Há apenas um século, esse flagrante desrespeito pela autoridade religiosa teria sido inconcebível. Até agora, apenas o rei Filipe, o Belo, tinha falado na catedral, ainda em construção, nos primeiros Estados Gerais da França em 1302, mas num contexto de conflito aberto com o papa Bonifácio VIII. Até Napoleão Bonaparte, que reformou a catedral depois da revolução francesa para ser coroado imperador num contexto altamente anticlerical, submeteu-se à autoridade da Igreja, pelo menos simbolicamente.

Quando o general Charles de Gaulle entrou no edifício no dia da libertação de Paris, no final da Segunda Guerra Mundial, foi para agradecer a Deus pela vitória, fazendo eco sob as abóbadas do monumento a um clamoroso canto Te Deum que passou para a história.

Junto com a legítima euforia internacional causada pelas esplêndidas imagens da joia restaurada da cristandade medieval, a forma secularizada como a catedral voltou ao culto público ilustrou uma realidade mais profunda para a Igreja na França: a de uma perda total de autoridade.
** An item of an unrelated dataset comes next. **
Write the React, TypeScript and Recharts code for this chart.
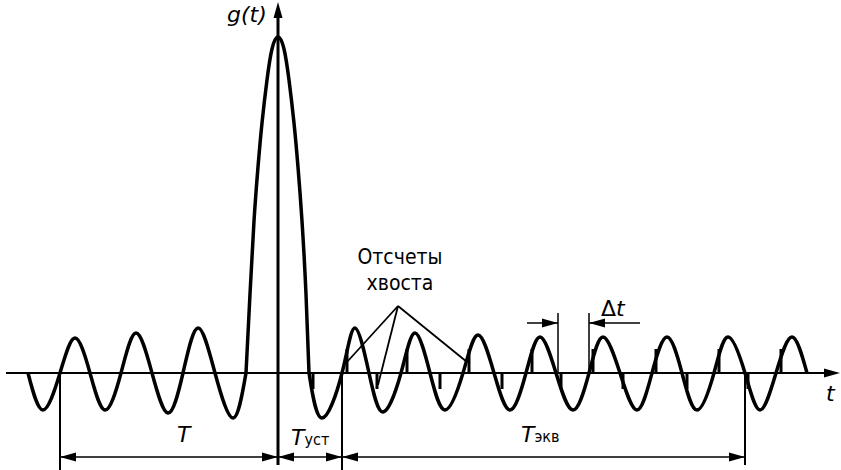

Por uma notável coincidência, essa celebração ocorreu apenas um mês depois do livro Métamorphoses Françaises (Metamorfoses francesas), do sociólogo francês Jérôme Fourquet, ser publicado. Fourquet analisa incansavelmente a “grande mudança ideológica” que completa o declínio do catolicismo na França. Segundo Fourquet, a verdadeira consciência dessa perda de influência remonta ao Manif pour tous (movimento marcado por uma identidade católica que tentou, sem sucesso, impedir que uniões homossexuais fossem consideradas casamento entre 2012 e 2013), e tornou-se mais evidente com a constitucionalização do aborto este ano.

Fourquet acredita que nada vai mudar este estado de coisas sem um grande despertar, uma mobilização em massa dos católicos franceses, a quem recentemente encorajou a “recuperar a autoconfiança”.

E para isso podem contar com um patrimônio que permanece totalmente insuperável. Na verdade, cerca de 40 chefes de Estado viajaram a Paris para assistir à reabertura de Notre Dame. Muito provavelmente não foi simplesmente para prestar homenagem ao presidente Macron por ter superado o desafio de reconstruí-la em cinco anos. Será que eles teriam se aglomerado em tal número na pirâmide do Louvre, ou mesmo na torre Eiffel? É razoável duvidar disso, embora poucos admitam que esse marco da Idade de Ouro do Cristianismo seja mais capaz de unir as pessoas do que qualquer outro monumento.

Poucos vão admitir que a catedral diz mais sobre a nossa civilização e identidade ocidentais do que todas as criações do humanismo ateu juntas. Os católicos não deveriam ter medo de lembrar ao mundo que quase perdeu um monumento que muitos não valorizavam.

No entanto, é possível encontrar consolo no fato da imagem de Nossa Senhora, milagrosamente intacta depois do incêndio, ter sido na verdade a primeira a entrar na catedral recentemente restaurada, em 15 de novembro, zombando das lutas pelo poder terrestre.